The Nerve List

The Nerve List
Image source: Google

Ratings: 2/5

Duration: 102 Minutes

Language: English  

Genre: Drama

Director: Michelle Mower

Writer: Ariadne Shaffer

Producer: Anna Margarita Albelo

Music: Jordan Coffing

Cinematography: Janine Sides

Released On: 11 December 2020

Star Cast: Fivel Stewart, Keiko Agena, Andrew Kai, Brenna D'Amico, Anna Grace Barlow, Matt Corboy, Ryan Cargill

Plot: This is a very sweet and pure story about the friendship between Eva (played by Fivel Stewart) and Liz (played by Brenna D’Amico) who are best friends. They are students at a Los Angeles high school. They get good grades and are total straight arrows and are like ideal daughters for every parent. Eva, a budding cartoonist, is cajoled into a run for student body president. Given their academic performance, top colleges are no doubt on the radar. In other words, they are a teacher’s dream.

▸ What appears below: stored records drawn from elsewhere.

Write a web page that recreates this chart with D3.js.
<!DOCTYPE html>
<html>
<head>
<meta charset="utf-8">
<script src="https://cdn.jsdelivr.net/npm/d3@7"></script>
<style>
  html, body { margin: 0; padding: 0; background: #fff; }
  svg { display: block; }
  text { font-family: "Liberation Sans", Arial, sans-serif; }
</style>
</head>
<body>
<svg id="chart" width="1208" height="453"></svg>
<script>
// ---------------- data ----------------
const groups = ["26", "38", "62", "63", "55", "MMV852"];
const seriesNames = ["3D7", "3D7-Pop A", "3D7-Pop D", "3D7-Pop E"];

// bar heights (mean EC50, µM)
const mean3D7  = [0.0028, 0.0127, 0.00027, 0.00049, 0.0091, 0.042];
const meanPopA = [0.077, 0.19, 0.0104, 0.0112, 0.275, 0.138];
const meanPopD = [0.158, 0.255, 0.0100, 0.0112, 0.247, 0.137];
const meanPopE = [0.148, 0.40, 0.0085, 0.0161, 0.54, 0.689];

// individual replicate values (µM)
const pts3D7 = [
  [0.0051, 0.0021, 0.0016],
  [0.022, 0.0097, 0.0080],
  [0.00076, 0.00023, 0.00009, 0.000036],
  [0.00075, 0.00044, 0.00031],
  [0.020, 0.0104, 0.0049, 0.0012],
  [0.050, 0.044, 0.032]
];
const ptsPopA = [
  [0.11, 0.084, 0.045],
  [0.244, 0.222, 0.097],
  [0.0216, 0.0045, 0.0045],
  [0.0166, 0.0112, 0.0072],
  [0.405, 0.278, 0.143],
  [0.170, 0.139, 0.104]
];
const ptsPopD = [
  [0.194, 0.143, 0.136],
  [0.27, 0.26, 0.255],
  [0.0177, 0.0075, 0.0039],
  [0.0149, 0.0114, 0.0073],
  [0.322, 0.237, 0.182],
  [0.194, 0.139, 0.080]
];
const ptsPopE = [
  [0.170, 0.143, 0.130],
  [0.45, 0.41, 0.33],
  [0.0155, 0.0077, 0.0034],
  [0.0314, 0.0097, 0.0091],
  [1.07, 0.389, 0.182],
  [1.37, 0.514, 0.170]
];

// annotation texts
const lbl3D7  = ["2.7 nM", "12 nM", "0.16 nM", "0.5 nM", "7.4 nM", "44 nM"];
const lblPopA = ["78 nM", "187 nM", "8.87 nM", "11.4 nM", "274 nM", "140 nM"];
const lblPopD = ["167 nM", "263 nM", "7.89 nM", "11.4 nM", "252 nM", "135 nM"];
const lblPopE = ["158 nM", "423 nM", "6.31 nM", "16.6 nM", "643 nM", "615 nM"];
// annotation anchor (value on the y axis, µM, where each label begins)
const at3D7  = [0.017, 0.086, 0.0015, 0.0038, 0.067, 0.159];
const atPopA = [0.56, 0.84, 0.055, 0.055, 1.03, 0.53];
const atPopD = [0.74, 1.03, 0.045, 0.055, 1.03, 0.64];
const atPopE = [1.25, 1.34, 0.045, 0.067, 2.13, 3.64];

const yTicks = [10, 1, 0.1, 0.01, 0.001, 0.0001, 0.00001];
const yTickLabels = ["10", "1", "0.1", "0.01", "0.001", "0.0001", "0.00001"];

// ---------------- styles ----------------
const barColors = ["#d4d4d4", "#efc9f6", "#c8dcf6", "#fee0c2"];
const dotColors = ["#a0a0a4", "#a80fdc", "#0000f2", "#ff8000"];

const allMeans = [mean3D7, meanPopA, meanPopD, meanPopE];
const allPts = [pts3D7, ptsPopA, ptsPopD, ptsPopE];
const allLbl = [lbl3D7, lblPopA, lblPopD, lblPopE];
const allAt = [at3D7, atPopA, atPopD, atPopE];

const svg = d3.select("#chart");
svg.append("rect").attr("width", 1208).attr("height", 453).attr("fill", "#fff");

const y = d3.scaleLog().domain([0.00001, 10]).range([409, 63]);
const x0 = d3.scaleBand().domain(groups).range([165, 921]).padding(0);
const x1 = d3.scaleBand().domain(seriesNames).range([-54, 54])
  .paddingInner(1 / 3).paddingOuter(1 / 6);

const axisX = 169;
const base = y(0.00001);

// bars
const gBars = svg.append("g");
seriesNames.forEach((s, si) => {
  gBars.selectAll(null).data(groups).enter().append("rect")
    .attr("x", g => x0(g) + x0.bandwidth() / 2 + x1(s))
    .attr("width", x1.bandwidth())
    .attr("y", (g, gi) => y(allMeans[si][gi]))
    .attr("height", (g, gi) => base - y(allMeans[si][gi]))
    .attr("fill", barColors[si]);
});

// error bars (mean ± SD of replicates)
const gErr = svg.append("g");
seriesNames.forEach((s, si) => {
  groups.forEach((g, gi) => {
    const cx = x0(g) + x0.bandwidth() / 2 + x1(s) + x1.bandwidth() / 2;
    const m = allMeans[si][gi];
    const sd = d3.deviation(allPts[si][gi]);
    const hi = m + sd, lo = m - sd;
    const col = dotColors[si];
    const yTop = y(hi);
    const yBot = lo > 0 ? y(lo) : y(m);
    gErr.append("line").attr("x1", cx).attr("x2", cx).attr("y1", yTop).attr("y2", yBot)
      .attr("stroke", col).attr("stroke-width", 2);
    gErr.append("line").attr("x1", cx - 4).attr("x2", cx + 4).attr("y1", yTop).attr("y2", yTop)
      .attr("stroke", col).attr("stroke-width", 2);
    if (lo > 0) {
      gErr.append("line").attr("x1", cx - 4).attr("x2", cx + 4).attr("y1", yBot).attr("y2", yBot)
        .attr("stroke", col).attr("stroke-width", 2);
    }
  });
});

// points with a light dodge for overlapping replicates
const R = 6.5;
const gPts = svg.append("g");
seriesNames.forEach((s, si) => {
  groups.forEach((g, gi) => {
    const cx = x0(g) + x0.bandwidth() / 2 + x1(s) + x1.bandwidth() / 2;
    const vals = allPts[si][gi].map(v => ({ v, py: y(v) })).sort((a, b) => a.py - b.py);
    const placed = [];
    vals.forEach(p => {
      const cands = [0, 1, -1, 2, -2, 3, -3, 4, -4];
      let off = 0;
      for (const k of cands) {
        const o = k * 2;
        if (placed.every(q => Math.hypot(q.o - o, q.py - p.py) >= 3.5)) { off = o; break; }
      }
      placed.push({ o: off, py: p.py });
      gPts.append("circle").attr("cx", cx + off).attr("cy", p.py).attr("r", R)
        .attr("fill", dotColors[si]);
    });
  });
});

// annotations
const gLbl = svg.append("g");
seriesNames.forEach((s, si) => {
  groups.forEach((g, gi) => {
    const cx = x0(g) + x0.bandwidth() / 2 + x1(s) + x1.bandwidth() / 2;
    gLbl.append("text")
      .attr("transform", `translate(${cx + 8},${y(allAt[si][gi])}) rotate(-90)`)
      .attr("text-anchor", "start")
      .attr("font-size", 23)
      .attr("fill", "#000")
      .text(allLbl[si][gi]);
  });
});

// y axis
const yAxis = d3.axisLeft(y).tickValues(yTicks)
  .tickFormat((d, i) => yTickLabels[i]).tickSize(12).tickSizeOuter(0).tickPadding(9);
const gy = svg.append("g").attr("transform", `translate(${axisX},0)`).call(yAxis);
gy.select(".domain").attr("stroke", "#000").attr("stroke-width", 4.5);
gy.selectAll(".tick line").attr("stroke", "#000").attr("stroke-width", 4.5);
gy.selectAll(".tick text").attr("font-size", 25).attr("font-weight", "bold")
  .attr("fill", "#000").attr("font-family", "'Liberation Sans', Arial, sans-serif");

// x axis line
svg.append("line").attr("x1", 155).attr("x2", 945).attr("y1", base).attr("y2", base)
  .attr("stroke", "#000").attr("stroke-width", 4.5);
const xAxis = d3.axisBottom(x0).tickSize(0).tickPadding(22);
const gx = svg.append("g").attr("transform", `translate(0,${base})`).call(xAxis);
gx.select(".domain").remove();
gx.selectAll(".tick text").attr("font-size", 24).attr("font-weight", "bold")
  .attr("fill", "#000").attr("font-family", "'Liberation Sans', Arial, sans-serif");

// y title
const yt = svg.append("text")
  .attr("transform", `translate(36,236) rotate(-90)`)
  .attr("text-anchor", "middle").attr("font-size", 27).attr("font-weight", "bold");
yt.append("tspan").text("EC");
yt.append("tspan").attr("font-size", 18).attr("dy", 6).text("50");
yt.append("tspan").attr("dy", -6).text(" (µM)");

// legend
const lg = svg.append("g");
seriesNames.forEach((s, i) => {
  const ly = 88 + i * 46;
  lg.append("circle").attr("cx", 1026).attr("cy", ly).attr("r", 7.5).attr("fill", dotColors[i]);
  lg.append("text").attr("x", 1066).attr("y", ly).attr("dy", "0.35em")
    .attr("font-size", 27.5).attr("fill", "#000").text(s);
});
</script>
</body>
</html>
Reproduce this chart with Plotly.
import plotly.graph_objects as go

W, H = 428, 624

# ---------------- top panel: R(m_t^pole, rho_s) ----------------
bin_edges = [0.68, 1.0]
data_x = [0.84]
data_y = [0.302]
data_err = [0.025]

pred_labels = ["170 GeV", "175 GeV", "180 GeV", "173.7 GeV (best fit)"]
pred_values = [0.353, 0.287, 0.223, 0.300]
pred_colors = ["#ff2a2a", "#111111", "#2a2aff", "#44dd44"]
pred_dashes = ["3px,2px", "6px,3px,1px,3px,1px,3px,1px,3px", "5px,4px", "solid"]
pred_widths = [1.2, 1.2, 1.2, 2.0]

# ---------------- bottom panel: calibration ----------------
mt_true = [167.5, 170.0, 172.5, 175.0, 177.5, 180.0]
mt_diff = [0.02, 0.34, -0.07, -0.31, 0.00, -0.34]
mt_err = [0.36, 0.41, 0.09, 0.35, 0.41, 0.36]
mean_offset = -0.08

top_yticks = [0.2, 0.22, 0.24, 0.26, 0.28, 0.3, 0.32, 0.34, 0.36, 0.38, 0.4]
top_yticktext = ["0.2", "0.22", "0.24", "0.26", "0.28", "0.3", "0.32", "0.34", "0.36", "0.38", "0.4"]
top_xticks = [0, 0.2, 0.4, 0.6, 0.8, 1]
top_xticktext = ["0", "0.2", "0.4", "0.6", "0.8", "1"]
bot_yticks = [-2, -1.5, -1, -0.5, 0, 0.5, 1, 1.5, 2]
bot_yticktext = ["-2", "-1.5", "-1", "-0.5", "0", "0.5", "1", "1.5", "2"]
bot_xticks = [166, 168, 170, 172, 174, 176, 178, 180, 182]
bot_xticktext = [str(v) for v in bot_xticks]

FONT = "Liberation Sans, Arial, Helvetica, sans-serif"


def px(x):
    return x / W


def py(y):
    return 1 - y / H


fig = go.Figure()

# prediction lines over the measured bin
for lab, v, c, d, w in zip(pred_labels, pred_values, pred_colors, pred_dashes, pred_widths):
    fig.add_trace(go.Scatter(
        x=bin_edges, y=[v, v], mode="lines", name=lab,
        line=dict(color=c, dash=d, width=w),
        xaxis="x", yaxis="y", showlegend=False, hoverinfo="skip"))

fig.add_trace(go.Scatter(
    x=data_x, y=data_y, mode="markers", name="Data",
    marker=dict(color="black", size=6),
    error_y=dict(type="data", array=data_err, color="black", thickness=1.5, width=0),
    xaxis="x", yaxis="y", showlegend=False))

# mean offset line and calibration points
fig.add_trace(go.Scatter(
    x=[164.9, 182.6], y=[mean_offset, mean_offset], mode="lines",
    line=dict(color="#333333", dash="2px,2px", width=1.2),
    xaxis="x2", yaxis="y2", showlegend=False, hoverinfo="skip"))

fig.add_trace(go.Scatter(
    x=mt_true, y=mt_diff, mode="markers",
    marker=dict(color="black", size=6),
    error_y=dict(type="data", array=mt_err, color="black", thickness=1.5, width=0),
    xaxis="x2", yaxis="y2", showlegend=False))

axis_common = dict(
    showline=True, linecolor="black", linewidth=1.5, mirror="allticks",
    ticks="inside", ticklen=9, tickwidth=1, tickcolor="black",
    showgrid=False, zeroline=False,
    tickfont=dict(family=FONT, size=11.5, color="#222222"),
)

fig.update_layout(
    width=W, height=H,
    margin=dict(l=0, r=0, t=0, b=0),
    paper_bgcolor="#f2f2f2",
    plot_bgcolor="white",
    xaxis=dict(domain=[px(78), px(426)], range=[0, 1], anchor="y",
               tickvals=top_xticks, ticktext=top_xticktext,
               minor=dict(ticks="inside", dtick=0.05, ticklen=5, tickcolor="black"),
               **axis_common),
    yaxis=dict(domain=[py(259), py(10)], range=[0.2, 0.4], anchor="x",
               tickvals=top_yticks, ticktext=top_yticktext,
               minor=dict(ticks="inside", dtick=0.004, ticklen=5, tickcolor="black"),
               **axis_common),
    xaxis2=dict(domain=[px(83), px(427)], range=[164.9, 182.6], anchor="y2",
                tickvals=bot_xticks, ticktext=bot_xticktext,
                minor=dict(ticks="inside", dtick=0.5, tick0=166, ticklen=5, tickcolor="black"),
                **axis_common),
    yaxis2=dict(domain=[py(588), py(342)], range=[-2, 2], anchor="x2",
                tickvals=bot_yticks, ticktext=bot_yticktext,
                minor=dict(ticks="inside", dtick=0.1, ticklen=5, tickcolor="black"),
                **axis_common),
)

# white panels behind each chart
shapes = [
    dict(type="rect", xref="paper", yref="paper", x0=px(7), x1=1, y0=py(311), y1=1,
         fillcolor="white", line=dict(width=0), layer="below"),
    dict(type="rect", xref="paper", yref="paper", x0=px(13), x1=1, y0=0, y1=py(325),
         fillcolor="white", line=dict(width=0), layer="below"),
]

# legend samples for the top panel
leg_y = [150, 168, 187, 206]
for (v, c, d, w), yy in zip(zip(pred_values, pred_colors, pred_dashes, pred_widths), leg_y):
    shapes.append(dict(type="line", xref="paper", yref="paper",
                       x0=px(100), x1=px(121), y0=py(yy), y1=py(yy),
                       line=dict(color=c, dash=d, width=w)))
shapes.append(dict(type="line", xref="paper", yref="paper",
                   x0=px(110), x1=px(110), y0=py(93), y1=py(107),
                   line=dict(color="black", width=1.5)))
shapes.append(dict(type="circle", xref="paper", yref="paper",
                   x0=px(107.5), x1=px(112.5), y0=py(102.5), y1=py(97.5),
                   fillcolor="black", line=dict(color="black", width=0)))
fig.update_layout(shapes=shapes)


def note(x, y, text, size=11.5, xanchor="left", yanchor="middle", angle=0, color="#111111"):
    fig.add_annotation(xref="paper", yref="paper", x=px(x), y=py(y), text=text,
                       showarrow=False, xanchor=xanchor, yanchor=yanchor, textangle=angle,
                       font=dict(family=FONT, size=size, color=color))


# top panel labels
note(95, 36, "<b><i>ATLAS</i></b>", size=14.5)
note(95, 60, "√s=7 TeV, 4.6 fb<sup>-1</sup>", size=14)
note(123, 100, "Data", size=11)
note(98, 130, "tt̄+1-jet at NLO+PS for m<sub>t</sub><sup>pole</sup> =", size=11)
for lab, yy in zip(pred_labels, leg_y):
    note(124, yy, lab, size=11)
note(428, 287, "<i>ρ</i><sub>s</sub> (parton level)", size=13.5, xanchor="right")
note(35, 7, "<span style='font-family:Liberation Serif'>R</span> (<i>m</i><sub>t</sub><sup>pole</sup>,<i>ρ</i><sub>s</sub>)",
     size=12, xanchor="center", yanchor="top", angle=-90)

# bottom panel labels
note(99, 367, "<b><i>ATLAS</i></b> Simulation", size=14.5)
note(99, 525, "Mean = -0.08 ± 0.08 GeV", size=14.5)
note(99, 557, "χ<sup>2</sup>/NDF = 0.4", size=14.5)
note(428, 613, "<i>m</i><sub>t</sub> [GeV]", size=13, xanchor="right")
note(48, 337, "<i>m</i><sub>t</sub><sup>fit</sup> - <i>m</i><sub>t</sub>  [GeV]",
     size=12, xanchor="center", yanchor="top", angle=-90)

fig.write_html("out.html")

Unlike typical teens, Eva and Liz don’t make a habit of breaking rules, ever. That is just not what they do. For breaking rules is a thing of Vicky and Veronica. Vicky and Veronica are for, imaginary alter egos who do all the things that Eva and Liz would never do. They do the things on Eva and Liz’s ‘never list’ which are like — stealing a car! getting a tattoo! being a rock star! getting into a fight! — and it is through V&V that they can be vicarious bad girls.

But, under the heading of the old adage ‘life is what happens when you’re making other plans’. The world of Eva shatters one fine day when Liz suddenly dies, leaving her bereft and adrift. Poor Eva who has held the hand of her best friend for years is suddenly left to face this mean world all by herself. So, guess what? Eva decides being good doesn’t really get you anywhere. Eva decides to put their never list into action.

She steals a car - She gets a tattoo – To top it all she flunks the exams. This worries everyone in Eva’s close circle but more so her parents. The relationship between Eva and her parents — mom Jennifer (played by Keiko Agena) and dad Paul (played by Matt Corboy) — rings with authenticity as they feel their daughter slipping away from them. Jennifer, who otherwise is strong as a woman, sees all of her parental plans being destroyed.

At the outset, Eva’s journey on this Never List leads her to romance and adventure, but as the list progresses, her actions begin threatening the very foundations of her carefully planned teenage life and even her own future.

Will Eva ever go back to be that old ideal daughter? Will she cope up with the loss of her best friends? The answer to these questions is revealed in the movie.

Review: Houston director Michelle Mower, working from a script by Ariadne Shaffer, has made a sweetly serious film about friendship, trauma and not letting yourself get lost.

The movie is overall built on the soft issue of a loss, and how young blood takes its own course to live through it.

There is nothing very extraordinary about the storyline or the script or the direction. But most definitely, the movie is likely to strike a chord with teens. The climax of the movie also holds no surprise, and it is pretty predictable and flat!